Fundamental of Challenge-Based Learning
Challenge-based learning (CBL) started with the movement of “Apple Classrooms of Tomorrow—Today” which identifies the crucial design principles of the 21st century learning environment (Apple Inc., 2020). CBL builds on the theory of experiential learning founded by John Dewey, Kurt Lewin and Jean Piaget (Kolb, 1984).
How does CBL work?
CBL starts with a “big idea” which involves a broad issue affecting schools or communities. Throughout the challenge students have the opportunity to create a variety of products. These include, but are not limited to animation videos, games, journal articles, infographic posters, group or individual reflective videos and more (Apple Inc., 2020).
One of the important aspects of CBL is that students determine the direction of the research and solution. The challenge proposal where students state their big ideas, list out the guiding questions that help guide their search for solutions to their challenge, and why it’s important to them.

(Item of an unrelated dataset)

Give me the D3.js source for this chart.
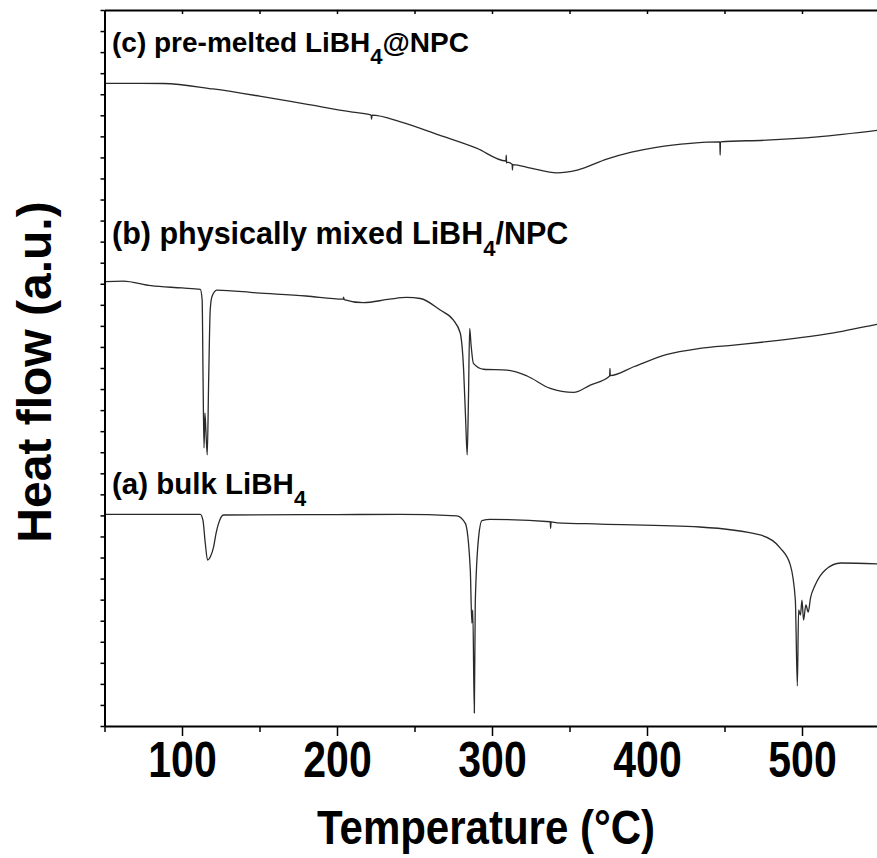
<!DOCTYPE html>
<html>
<head>
<meta charset="utf-8">
<script src="https://cdn.jsdelivr.net/npm/d3@7"></script>
<style>
  body { margin: 0; background: #fff; }
  svg { display: block; }
</style>
</head>
<body>
<div id="chart"></div>
<script>
// temperature axis ticks
var majorTicks = [100, 200, 300, 400, 500]
var minorTicks = [50, 150, 250, 350, 450, 550]

// (a) bulk LiBH4
var tempA = [50, 111.8, 113.5, 115, 116.5, 118.5, 120.4, 122, 123.6, 126.8, 200, 240.8, 277.2, 282.8, 286, 287, 287.6, 288.6, 289.2, 291.4, 293.5, 298.9, 337.6, 337.8, 338.1, 342, 369.9, 434, 473, 486, 492.5, 495.7, 497, 497.8, 499, 500, 501, 502.5, 504, 505.5, 508.5, 515, 525, 550]
var flowA = [10.05, 10.05, 9.78, 8.69, 7.88, 8.07, 8.51, 9.16, 9.62, 10.02, 10.04, 10.05, 9.98, 9.62, 7.41, 4.89, 5.51, 0.62, 5.83, 8.99, 9.75, 9.81, 9.70, 9.39, 9.69, 9.65, 9.59, 9.45, 9.07, 8.45, 7.64, 5.98, 1.90, 5.51, 5.27, 5.98, 5.03, 5.75, 5.41, 6.08, 6.69, 7.41, 7.74, 7.69]

// (b) physically mixed LiBH4/NPC
var tempB = [50, 62, 80, 100, 111.8, 113, 113.6, 114.2, 114.8, 115.4, 116.3, 117.2, 118.2, 119.3, 122.5, 148, 180, 204, 204.3, 204.6, 217, 234, 245, 253.7, 266.6, 275, 279.5, 281.7, 283, 284, 284.8, 285.6, 286.5, 288, 294.6, 309.7, 322.6, 337.6, 352.6, 363.4, 375.9, 376.1, 376.3, 391.4, 413, 434, 456, 477.4, 498.9, 520.4, 546, 550]
var flowB = [21.10, 21.13, 20.91, 20.80, 20.73, 20.23, 16.43, 13.20, 14.86, 14.05, 12.87, 16.43, 19.75, 20.38, 20.70, 20.57, 20.42, 20.27, 20.37, 20.25, 20.10, 20.27, 20.35, 20.30, 19.75, 19.28, 18.66, 16.90, 14.53, 12.87, 15.48, 18.88, 18.09, 17.22, 16.94, 16.90, 16.62, 16.03, 15.84, 16.19, 16.62, 16.98, 16.64, 17.06, 17.65, 17.93, 18.09, 18.25, 18.44, 18.67, 19.04, 19.09]

// (c) pre-melted LiBH4@NPC
var tempC = [50, 88, 120, 150, 180, 210, 222, 222.3, 222.6, 241, 266, 290, 309, 309.2, 309.4, 309.6, 313, 313.2, 313.4, 325, 342, 355, 374, 390, 406, 428, 447, 447.2, 447.4, 477, 510, 550]
var flowC = [30.52, 30.51, 30.25, 29.91, 29.53, 29.15, 29.01, 28.82, 29.01, 28.69, 28.06, 27.44, 26.83, 27.11, 26.73, 26.78, 26.68, 26.40, 26.66, 26.49, 26.27, 26.40, 26.92, 27.25, 27.48, 27.67, 27.74, 27.11, 27.74, 27.82, 27.98, 28.30]

var seriesLabels = [
  {name: "(a) bulk LiBH", sub: "4", tail: ""},
  {name: "(b) physically mixed LiBH", sub: "4", tail: "/NPC"},
  {name: "(c) pre-melted LiBH", sub: "4", tail: "@NPC"}
]

var width = 877, height = 858
var plotLeft = 104.5, plotRight = 879.5, plotTop = 10, plotBottom = 726

var svg = d3.select("#chart").append("svg")
  .attr("width", width)
  .attr("height", height)

var x = d3.scaleLinear().domain([50, 550]).range([plotLeft, plotRight])
var y = d3.scaleLinear().domain([0, 34]).range([plotBottom, plotTop])

svg.append("clipPath").attr("id", "plotclip")
  .append("rect")
  .attr("x", plotLeft).attr("y", plotTop)
  .attr("width", plotRight - plotLeft).attr("height", plotBottom - plotTop)

var line = d3.line()
  .x(d => x(d[0]))
  .y(d => y(d[1]))
  .curve(d3.curveMonotoneX)

var curves = [d3.zip(tempA, flowA), d3.zip(tempB, flowB), d3.zip(tempC, flowC)]
svg.append("g").attr("clip-path", "url(#plotclip)")
  .selectAll("path")
  .data(curves)
  .join("path")
  .attr("d", line)
  .attr("fill", "none")
  .attr("stroke", "#2a2a2a")
  .attr("stroke-width", 1.3)

// axes
var font = "'Liberation Sans', Arial, sans-serif"

var xAxis = svg.append("g")
  .attr("transform", "translate(0," + plotBottom + ")")
  .call(d3.axisBottom(x).tickValues(majorTicks).tickSize(10).tickPadding(6).tickSizeOuter(0).tickFormat(d3.format("d")))
xAxis.selectAll("text")
  .attr("font-family", font)
  .attr("font-weight", "bold")
  .attr("font-size", 50)
  .attr("fill", "#000")
  .attr("transform", "scale(0.82,1)")
  .attr("x", 0)

svg.append("g")
  .attr("transform", "translate(0," + plotBottom + ")")
  .call(d3.axisBottom(x).tickValues(minorTicks).tickSize(6).tickSizeOuter(0).tickFormat(""))
  .call(g => g.select(".domain").remove())

svg.append("g")
  .attr("transform", "translate(0," + plotTop + ")")
  .call(d3.axisTop(x).tickValues(minorTicks.concat(majorTicks)).tickSize(-4).tickSizeOuter(0).tickFormat(""))

svg.append("g")
  .attr("transform", "translate(" + plotLeft + ",0)")
  .call(d3.axisLeft(y).ticks(34).tickSize(4).tickSizeOuter(0).tickFormat(""))

svg.selectAll(".domain").attr("stroke", "#000").attr("stroke-width", 2)
svg.selectAll(".tick line").attr("stroke", "#000").attr("stroke-width", 1.5)

// axis titles
svg.append("text")
  .attr("x", 486)
  .attr("y", 844)
  .attr("text-anchor", "middle")
  .attr("font-family", font)
  .attr("font-weight", "bold")
  .attr("font-size", 48)
  .attr("textLength", 338)
  .attr("lengthAdjust", "spacingAndGlyphs")
  .text("Temperature (°C)")

svg.append("text")
  .attr("transform", "translate(51,372) rotate(-90)")
  .attr("text-anchor", "middle")
  .attr("font-family", font)
  .attr("font-weight", "bold")
  .attr("font-size", 48)
  .text("Heat flow (a.u.)")

// curve labels
var labelBase = [494, 244, 52]
var labelSize = [29.5, 30.5, 28]
seriesLabels.forEach(function(s, i) {
  var t = svg.append("text")
    .attr("x", 112)
    .attr("y", labelBase[i])
    .attr("font-family", font)
    .attr("font-weight", "bold")
    .attr("font-size", labelSize[i])
    .attr("fill", "#000")
  t.append("tspan").text(s.name)
  t.append("tspan").attr("dy", 12).attr("font-size", 22).text(s.sub)
  if (s.tail) t.append("tspan").attr("dy", -12).text(s.tail)
})
</script>
</body>
</html>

Solving a problem that is meaningful and close to their hearts won’t only motivate students, but will also create meaningful learning for them (Apple Inc., 2020).
The structure of challenge-based learning:
What is the Role of Educators in CBL?
The teacher’s role in CBL is to be a project manager, coach or mentor. As such, tremendous preparation work is required from teachers themselves to successfully implement CBL in the classroom (Apple Inc., 2020).
The structure/phases of challenge-based learning:
Engage – Students use the ‘Essential Questioning process to guide them in identifying concrete and actionable challenge statements. The purpose of this phase is to have students connect and engage with the challenge, and feel excited about solving it.
Investigate – Students carry out content and concept-based research to find out as much information and evidence as possible. They then use this to create actionable and sustainable solutions for the challenge.
Act – Students develop and implement the evidence-based solutions with a genuine audience and then the final results are evaluated. Students not only master content successfully, but will make a difference more so in their communities.
Where was CBL first Implemented and What was the Result?
CBL research was first mainly carried out in the United States (Johnson and Adams, 2011). Another study was carried out at Ringwood North Primary School in Melbourne, Australia and the result was encouraging. It was found that students’ self-esteem and confidence increased and their overall teamwork skills also improved.
The most profound finding through this research revealed that CBL helped develop kids’ empathy. One of the students stated in his reflective video “I’m making a difference. I’m not just feeling sorry for people — I’m trying to help people, and it makes me feel like a better person.” (Mark CBL, 2016).
This CBL sustainability project was carried out with 220 Year 7 boys in 2013 which showed not only students benefiting from CBL, but teachers also gained professional learning through this experience (Corcoran & Jensen, 2013). This was especially so for those teachers who were at first, hesitant to use technology (Corcoran and Jensen, 2013).